▶ What to produce
Give back the full listing, character for character, with no pictures.

▶ Collected material
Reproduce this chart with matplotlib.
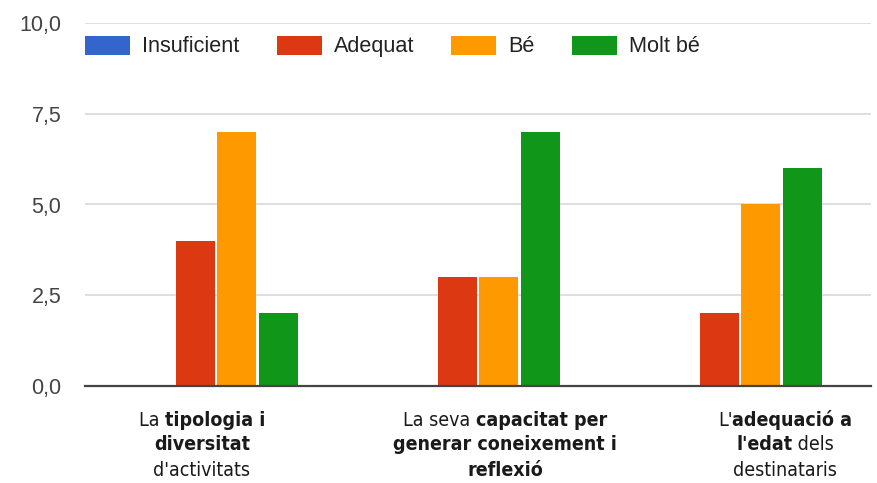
import numpy as np
import matplotlib
matplotlib.use('Agg')
from matplotlib import pyplot as plt
from matplotlib import transforms
from matplotlib.patches import Patch

# data
series = ['Insuficient', 'Adequat', 'Bé', 'Molt bé']
colors = ['#3366cc', '#dc3912', '#ff9900', '#109618']
values = [
    [0, 0, 0],   # Insuficient
    [4, 3, 2],   # Adequat
    [7, 3, 5],   # Bé
    [2, 7, 6],   # Molt bé
]
yticks = [0, 2.5, 5, 7.5, 10]
ytick_labels = ['0,0', '2,5', '5,0', '7,5', '10,0']
# category labels, each line split into (text, bold) pieces
cat_labels = [
    [[('La ', False), ('tipologia i', True)],
     [('diversitat', True)],
     [("d'activitats", False)]],
    [[('La seva ', False), ('capacitat per', True)],
     [('generar coneixement i', True)],
     [('reflexió', True)]],
    [[("L'", False), ('adequació a', True)],
     [("l'edat", True), (' dels', False)],
     [('destinataris', False)]],
]

W, H = 877, 483
fig = plt.figure(figsize=(W / 100, H / 100), dpi=100)
ax = fig.add_axes([85 / W, 1 - 386 / H, 786 / W, 363 / H])

x = np.arange(len(cat_labels))
bw = 0.149
step = 0.159
for i, (name, vals) in enumerate(zip(series, values)):
    ax.bar(x + (i - 1.5) * step, vals, width=bw, color=colors[i], zorder=3)

ax.set_xlim(-0.5, len(cat_labels) - 0.5)
ax.set_ylim(0, 10)
ax.set_yticks(yticks)
ax.set_yticklabels(ytick_labels, family='Liberation Sans', fontsize=15.5, color='#444444')
ax.tick_params(axis='y', length=0, pad=17)
ax.set_xticks([])
ax.grid(axis='y', color='#d9d9d9', linewidth=1.2, zorder=0)
for s in ['top', 'right', 'left']:
    ax.spines[s].set_visible(False)
ax.spines['bottom'].set_color('#444444')
ax.spines['bottom'].set_linewidth(1.6)
ax.spines['bottom'].set_zorder(4)

handles = [Patch(facecolor=c, edgecolor='none') for c in colors]
fig.legend(handles, series, loc='center left', bbox_to_anchor=(85 / W, 1 - 46.5 / H),
           ncol=4, frameon=False, prop={'family': 'Liberation Sans', 'size': 15.6},
           handlelength=2.08, handleheight=0.97, handletextpad=0.55, columnspacing=1.72,
           borderpad=0, borderaxespad=0, labelcolor='#222222')

# mixed-weight category labels
lab_font = dict(family='DejaVu Sans', fontstretch='condensed', fontsize=14, color='#1a1a1a')
renderer = fig.canvas.get_renderer()


def text_width(s, bold):
    w = 'bold' if bold else 'normal'
    t1 = fig.text(0, 0, 'X' + s + 'X', fontweight=w, **lab_font)
    t2 = fig.text(0, 0, 'XX', fontweight=w, **lab_font)
    width = t1.get_window_extent(renderer).width - t2.get_window_extent(renderer).width
    t1.remove()
    t2.remove()
    return width


# labels are not quite centred under their groups in the original
label_shift = [-14, 27, 45]
line_y = [420, 445, 470]
for xi, shift, lines in zip(x, label_shift, cat_labels):
    for li, segs in enumerate(lines):
        widths = [text_width(s, b) for s, b in segs]
        pos = shift - sum(widths) / 2
        for (s, b), w in zip(segs, widths):
            tr = transforms.offset_copy(ax.get_xaxis_transform(), fig=fig,
                                        x=pos, y=-(line_y[li] - 386), units='dots')
            ax.text(xi, 0, s, transform=tr, ha='left', va='center',
                    fontweight='bold' if b else 'normal', **lab_font)
            pos += w

fig.savefig('out.png', dpi=100)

▶ Full solution
Reproduce this chart with matplotlib.
import numpy as np
import matplotlib
matplotlib.use('Agg')
from matplotlib import pyplot as plt
from matplotlib import transforms
from matplotlib.patches import Patch

# data
series = ['Insuficient', 'Adequat', 'Bé', 'Molt bé']
colors = ['#3366cc', '#dc3912', '#ff9900', '#109618']
values = [
    [0, 0, 0],   # Insuficient
    [4, 3, 2],   # Adequat
    [7, 3, 5],   # Bé
    [2, 7, 6],   # Molt bé
]
yticks = [0, 2.5, 5, 7.5, 10]
ytick_labels = ['0,0', '2,5', '5,0', '7,5', '10,0']
# category labels, each line split into (text, bold) pieces
cat_labels = [
    [[('La ', False), ('tipologia i', True)],
     [('diversitat', True)],
     [("d'activitats", False)]],
    [[('La seva ', False), ('capacitat per', True)],
     [('generar coneixement i', True)],
     [('reflexió', True)]],
    [[("L'", False), ('adequació a', True)],
     [("l'edat", True), (' dels', False)],
     [('destinataris', False)]],
]

W, H = 877, 483
fig = plt.figure(figsize=(W / 100, H / 100), dpi=100)
ax = fig.add_axes([85 / W, 1 - 386 / H, 786 / W, 363 / H])

x = np.arange(len(cat_labels))
bw = 0.149
step = 0.159
for i, (name, vals) in enumerate(zip(series, values)):
    ax.bar(x + (i - 1.5) * step, vals, width=bw, color=colors[i], zorder=3)

ax.set_xlim(-0.5, len(cat_labels) - 0.5)
ax.set_ylim(0, 10)
ax.set_yticks(yticks)
ax.set_yticklabels(ytick_labels, family='Liberation Sans', fontsize=15.5, color='#444444')
ax.tick_params(axis='y', length=0, pad=17)
ax.set_xticks([])
ax.grid(axis='y', color='#d9d9d9', linewidth=1.2, zorder=0)
for s in ['top', 'right', 'left']:
    ax.spines[s].set_visible(False)
ax.spines['bottom'].set_color('#444444')
ax.spines['bottom'].set_linewidth(1.6)
ax.spines['bottom'].set_zorder(4)

handles = [Patch(facecolor=c, edgecolor='none') for c in colors]
fig.legend(handles, series, loc='center left', bbox_to_anchor=(85 / W, 1 - 46.5 / H),
           ncol=4, frameon=False, prop={'family': 'Liberation Sans', 'size': 15.6},
           handlelength=2.08, handleheight=0.97, handletextpad=0.55, columnspacing=1.72,
           borderpad=0, borderaxespad=0, labelcolor='#222222')

# mixed-weight category labels
lab_font = dict(family='DejaVu Sans', fontstretch='condensed', fontsize=14, color='#1a1a1a')
renderer = fig.canvas.get_renderer()


def text_width(s, bold):
    w = 'bold' if bold else 'normal'
    t1 = fig.text(0, 0, 'X' + s + 'X', fontweight=w, **lab_font)
    t2 = fig.text(0, 0, 'XX', fontweight=w, **lab_font)
    width = t1.get_window_extent(renderer).width - t2.get_window_extent(renderer).width
    t1.remove()
    t2.remove()
    return width


# labels are not quite centred under their groups in the original
label_shift = [-14, 27, 45]
line_y = [420, 445, 470]
for xi, shift, lines in zip(x, label_shift, cat_labels):
    for li, segs in enumerate(lines):
        widths = [text_width(s, b) for s, b in segs]
        pos = shift - sum(widths) / 2
        for (s, b), w in zip(segs, widths):
            tr = transforms.offset_copy(ax.get_xaxis_transform(), fig=fig,
                                        x=pos, y=-(line_y[li] - 386), units='dots')
            ax.text(xi, 0, s, transform=tr, ha='left', va='center',
                    fontweight='bold' if b else 'normal', **lab_font)
            pos += w

fig.savefig('out.png', dpi=100)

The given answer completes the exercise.